Capital cost comparison between a gray iron pump and a stainless steel alternative typically shows the stainless option priced 1.5 to 2.5 times higher. This comparison is misleading when isolated from total cost of ownership (TCO) analysis. The relevant calculation incorporates replacement frequency, unplanned downtime costs, energy consumption over the service period, and the environmental and regulatory costs of disposing of worn iron castings contaminated with process chemicals.
A lifecycle cost model applied to a 250 kW cooling water pump in an industrial facility -- assuming 8,000 operating hours per year, a five-year iron casing replacement interval versus a fifteen-year stainless casting interval, and a conservative 5 percent efficiency advantage -- typically demonstrates net present value savings of 30 to 50 percent over a twenty-year asset life. The stainless precision casting is not a premium product for demanding applications alone; it is the economically rational choice across the majority of continuous-duty water pump installations.
Maximising service life from precision stainless castings requires attention at the specification and procurement stage, well before casting design is finalised or supplier selection is made.
High-precision stainless steel water pump castings represent the convergence of metallurgical science, manufacturing accuracy, and fluid-mechanical engineering into a single component that defines how long a pump will reliably perform. The choice of alloy grade, the tolerance held on hydraulic surfaces, the integrity verified by non-destructive examination, and the surface condition delivered after pickling and passivation -- each of these variables compounds upon the others to either extend or curtail service life.

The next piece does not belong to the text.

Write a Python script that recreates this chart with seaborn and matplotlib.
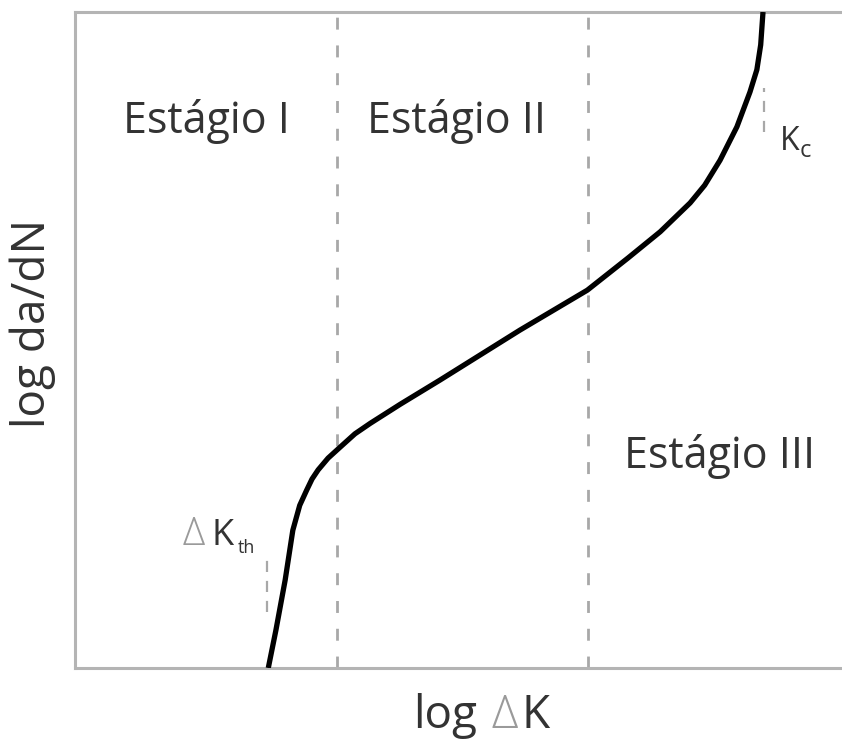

For engineers and procurement professionals responsible for water infrastructure, industrial cooling, desalination, or chemical processing assets, the message is consistent across applications: invest in dimensional accuracy and appropriate alloy selection at the casting stage, and the pump system will return that investment many times over through reduced intervention frequency, maintained hydraulic efficiency, and predictable, extended service life that supports both operational reliability and long-term capital planning.